How to make friends in Nepal

We have been talking about loneliness when you are abroad, let's now talk about how to make friends (locals and other expats) when you're living in Nepal :top:

Which are your best tips to meet people and to make friends in Nepal??

Thanks in advance for your participation

When you are in Nepal, you can take more adventure travels like trekking, rafting, bungee jumping, paragliding and more. So, there you will get more friends easily because of Nepali peoples are more friendly than other.

Next, you can join any organizations or individual, visit rural villages, help them a little things like pencils for primary students, you will get different experiences than your normal daily life because you will get more respects, see picture.

So, you are expert on making Nepali friends.

I find the Nepalese people to be very friendly for the most part, and I have visited many regions in the last 15 year.  In the villages it is helpful to know someone, while in the cities strangers are more easily accepted.  But it is important to respect and show interest in local customs and not to assume everyone is either Hindu or Buddhist.

Since leaving home 5 years ago and living in China/ Australia/ Thailand/ Singapore & Oman, the best thing's to do are being pro-active and just puitting yourself out there. I have met some great friends by doing volunteer English teaching and playing in local soccer outings.

Being social is universal!

I put a lot of tips on life in Nepal in my book Nepal: On a Budget, but is important to realize that Nepali are very easy to make friends with. They either like you because they think you have money and they can get some, they want to learn English or they may just want a tourist friend for the status. But they are very available for friendship. When you cull out the wolves from the herd you will find some really wonderful people. But remember wolves are everywhere and in Nepal they have some of the most inviting smiles and personalities. The other 90% are lovely.

But when you are my age in your late 50's and a female it can be more difficult. Most Nepali women in my age bracket do not speak English. Also, I don't think their husbands would like to have them hang with a woman who has abandoned her grown children and ran off all the way around the planet. My point is that you need a plan if you want to make good, compatible friends.

Here are a few suggestions:

If you belong to a fraternity, civic organization or support group check to see if they have a presence here. There is a Mosque, Catholic church, Lions Club, AA and NA. These are friends waiting for you to show up.

If you want to do any volunteer work check with your own embassy for some contacts. Anyone from your country with an NGO will be a good person to know and you can associate with them to meet volunteers from your country.

Join on line Traveler sites like this one.
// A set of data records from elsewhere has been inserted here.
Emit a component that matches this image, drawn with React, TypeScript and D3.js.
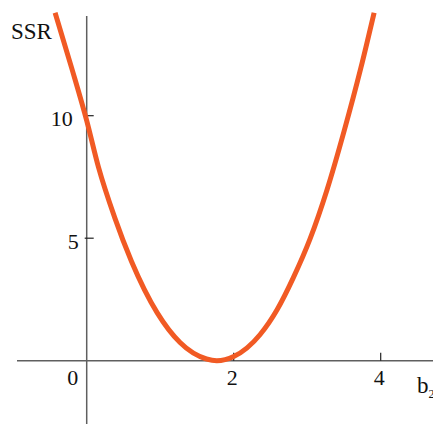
import React from 'react';
import * as d3 from 'd3';

const width = 433;
const height = 424;

// curve: b2 -> SSR
const bValues = [-0.43, -0.2, 0, 0.16, 0.38, 0.61, 0.96, 1.27, 1.63, 1.77, 2.0, 2.36, 2.59, 2.81, 3.04, 3.27, 3.5, 3.73, 3.91];
const ssrValues = [14.2, 11.9, 9.8, 7.9, 5.85, 4.05, 1.95, 0.74, 0.07, 0.0, 0.17, 1.07, 2.08, 3.38, 4.98, 6.98, 9.35, 11.95, 14.2];

const xTicks = [0, 2, 4];
const yTicks = [5, 10];
const xLabel = 'b';
const xLabelSub = '2';
const yLabel = 'SSR';

const font = "'Liberation Serif', 'Times New Roman', serif";
const axisColor = '#5f5f5f';
const curveColor = '#f15a24';

const x = d3.scaleLinear().domain([0, 4]).range([86.7, 380.7]);
const y = d3.scaleLinear().domain([0, 10]).range([360.7, 115.7]);

const line = d3
  .line<number>()
  .x(i => x(bValues[i]))
  .y(i => y(ssrValues[i]))
  .curve(d3.curveMonotoneX);

const textStyle = { fontFamily: font, fill: '#111' };

export default function App() {
  const x0 = x(0);
  const y0 = y(0);
  return (
    <svg
      width={width}
      height={height}
      style={{ position: 'absolute', left: 0, top: 0, background: '#fff' }}
    >
      {/* axes */}
      <line x1={x0} x2={x0} y1={16} y2={height} stroke={axisColor} strokeWidth={1.5} />
      <line x1={17} x2={width} y1={y0} y2={y0} stroke={axisColor} strokeWidth={1.5} />

      {xTicks.filter(t => t !== 0).map(t => (
        <line key={'xt' + t} x1={x(t)} x2={x(t)} y1={y0 - 8} y2={y0} stroke="#222" strokeWidth={1.2} />
      ))}
      {yTicks.map(t => (
        <line key={'yt' + t} x1={x0 - 2} x2={x0 + 7} y1={y(t)} y2={y(t)} stroke="#222" strokeWidth={1.2} />
      ))}

      {xTicks.map(t => (
        <text
          key={'xl' + t}
          x={t === 0 ? x0 - 14 : x(t) - 1.5}
          y={y0 + 24}
          fontSize={22}
          textAnchor="middle"
          style={textStyle}
        >
          {t}
        </text>
      ))}
      {yTicks.map(t => (
        <text
          key={'yl' + t}
          x={x0 - (t === 10 ? 14 : 8)}
          y={y(t) + 10.5}
          fontSize={22}
          textAnchor="end"
          style={textStyle}
        >
          {t}
        </text>
      ))}

      <text x={11} y={38.5} fontSize={23} style={textStyle}>
        {yLabel}
      </text>
      <text x={417} y={393} fontSize={23} style={textStyle}>
        {xLabel}
        <tspan fontSize={12} dy={5}>
          {xLabelSub}
        </tspan>
      </text>

      <path d={line(d3.range(bValues.length)) || ''} fill="none" stroke={curveColor} strokeWidth={5} />
    </svg>
  );
}
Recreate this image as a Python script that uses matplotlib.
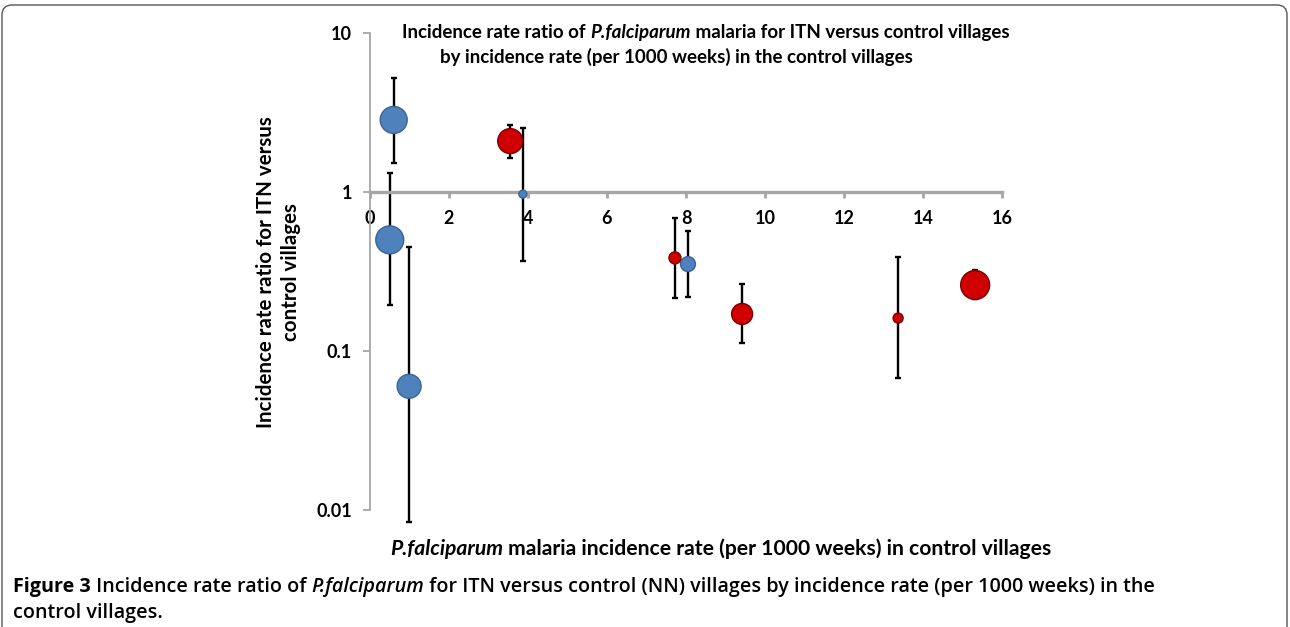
import matplotlib
matplotlib.use('Agg')
import matplotlib.pyplot as plt
from matplotlib.patches import FancyBboxPatch
from matplotlib.transforms import IdentityTransform
import numpy as np

# incidence rate in control villages (per 1000 weeks)
inc_rate = [0.60, 0.50, 0.99, 3.55, 3.87, 7.72, 8.05, 9.42, 13.37, 15.32]
# incidence rate ratio ITN vs control, with 95% limits
irr = [2.84, 0.50, 0.060, 2.09, 0.97, 0.385, 0.352, 0.171, 0.161, 0.26]
irr_lo = [1.52, 0.195, 0.0084, 1.64, 0.37, 0.215, 0.22, 0.112, 0.068, 0.212]
irr_hi = [5.2, 1.32, 0.45, 2.64, 2.53, 0.686, 0.57, 0.264, 0.39, 0.323]
group = ['b', 'b', 'b', 'r', 'b', 'r', 'b', 'r', 'r', 'r']
bubble = [182, 196, 144, 156, 16, 36, 56, 110, 25, 210]

xticks = [0, 2, 4, 6, 8, 10, 12, 14, 16]
yticks = [0.01, 0.1, 1, 10]
ytick_labels = ['0.01', '0.1', '1', '10']

W, H = 1290, 627
FONT = 'Lato'
CAPFONT = 'Open Sans'

fill = {'b': '#4F81BD', 'r': '#D00000'}
edge = {'b': '#3A6592', 'r': '#7A0000'}

fig = plt.figure(figsize=(W / 100, H / 100), dpi=100)
ax = fig.add_axes([370 / W, 1 - 510 / H, 632 / W, 477 / H])
ax.set_facecolor('none')

x = np.array(inc_rate)
y = np.array(irr)
yerr = [y - np.array(irr_lo), np.array(irr_hi) - y]
ax.errorbar(x, y, yerr=yerr, fmt='none', ecolor='black', elinewidth=1.7,
            capsize=2.5, capthick=1.7, zorder=2, clip_on=False)
for g in ['b', 'r']:
    idx = [i for i, v in enumerate(group) if v == g]
    ax.scatter(x[idx], y[idx], s=[bubble[i] * 2.07 for i in idx],
               c=fill[g], edgecolors=edge[g], linewidths=1.0, zorder=3,
               clip_on=False)

ax.set_yscale('log')
ax.set_xlim(0, 16)
ax.set_ylim(0.01, 10)
ax.set_xticks(xticks)
ax.set_xticklabels([str(t) for t in xticks])
ax.set_yticks(yticks)
ax.set_yticklabels(ytick_labels)
ax.yaxis.set_minor_locator(matplotlib.ticker.NullLocator())

for s in ['top', 'right']:
    ax.spines[s].set_visible(False)
ax.spines['bottom'].set_position(('data', 1))
ax.spines['bottom'].set_color('#A6A6A6')
ax.spines['bottom'].set_linewidth(2.4)
ax.spines['left'].set_color('#A6A6A6')
ax.spines['left'].set_linewidth(1.3)
ax.tick_params(axis='x', direction='out', length=4, width=2.0,
               color='#A6A6A6', pad=9)
ax.tick_params(axis='y', direction='out', length=5, width=1.3,
               color='#A6A6A6', pad=8)
for lab in ax.get_xticklabels() + ax.get_yticklabels():
    lab.set_fontfamily(FONT)
    lab.set_fontweight('bold')
    lab.set_fontsize(13)

renderer = fig.canvas.get_renderer()


def draw_runs(x0, ybase, runs):
    # place runs of differently styled text one after another on a line
    cur = x0
    for txt, props in runs:
        t = fig.text(cur / W, 1 - ybase / H, txt, va='baseline', ha='left',
                     **props)
        bb = t.get_window_extent(renderer)
        cur += bb.width


def style(sz, fam=FONT, weight='bold', italic=False):
    return dict(fontfamily=fam, fontweight=weight, fontsize=sz,
                fontstyle='italic' if italic else 'normal')


# title inside the plot
TS = 13.5
draw_runs(402, 38, [('Incidence rate ratio of ', style(TS)),
                    ('P.falciparum', style(TS, italic=True)),
                    (' malaria for ITN versus control villages', style(TS))])
draw_runs(440, 63, [('by incidence rate (per 1000 weeks) in the control villages',
                     style(TS))])

# y label
fig.text(266 / W, 1 - 272 / H, 'Incidence rate ratio for ITN versus',
         rotation=90, ha='center', va='center', **style(14.8))
fig.text(291 / W, 1 - 272 / H, 'control villages',
         rotation=90, ha='center', va='center', **style(14.8))

# x label
XS = 15.25
draw_runs(390, 555, [('P.falciparum', style(XS, italic=True)),
                     (' malaria incidence rate (per 1000 weeks) in control villages',
                      style(XS))])

# caption
CS = 14.2
draw_runs(13, 592, [('Figure 3', style(CS, CAPFONT, 'bold')),
                    (' Incidence rate ratio of ', style(CS, CAPFONT, 'semibold')),
                    ('P.falciparum', style(CS, CAPFONT, 'semibold', True)),
                    (' for ITN versus control (NN) villages by incidence rate '
                     '(per 1000 weeks) in the', style(CS, CAPFONT, 'semibold'))])
draw_runs(13, 618, [('control villages.', style(CS, CAPFONT, 'semibold'))])

# rounded frame around the figure panel
frame = FancyBboxPatch((2, -30), W - 5, H + 30 - 5,
                       boxstyle='round,pad=0,rounding_size=10',
                       transform=IdentityTransform(), fill=False,
                       edgecolor='#555555', linewidth=1.0)
fig.add_artist(frame)

fig.savefig('out.png', dpi=100)
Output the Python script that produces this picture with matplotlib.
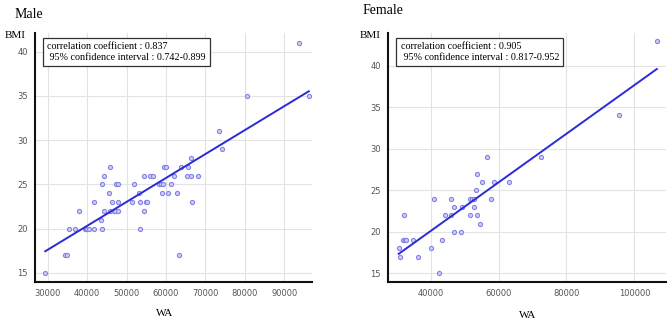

There are at least 10 of them, including the hosting sites.

If you go on a trek or some other activity solo, let the facilitator know you are alone so he can look for someone else who is either alone or open to adding someone to the group.

Eat at your own, or another guest house at meal times and try eating at the same one for a few days. You will start seeing familiar faces. Remember, it is always appropriate to invite other tourists to go exploring with you.

Check with your embassy for activities. Sometimes you can find parties and other networking settings there.

Smile and do all the other things.

@MadagasgarNow  Great post! I am India bound (in 3 weeks), going to be doing volunteer consulting for an NGO there, but I'll be making a few trips to Nepal (Kathmandu).

Let's plan to meet for coffee!

Hello I'm lonely here in Kathmandu. Some body help me

raja babu wrote:

Hello I'm lonely here in Kathmandu. Some body help me


Hi and welcome to the forum
Have you been out to bars or clubs where expats go. Have you checked with your embassy or consulate as to whether there are sports clubs or communities you can join. Don't sit around, get out and about. Make the effort.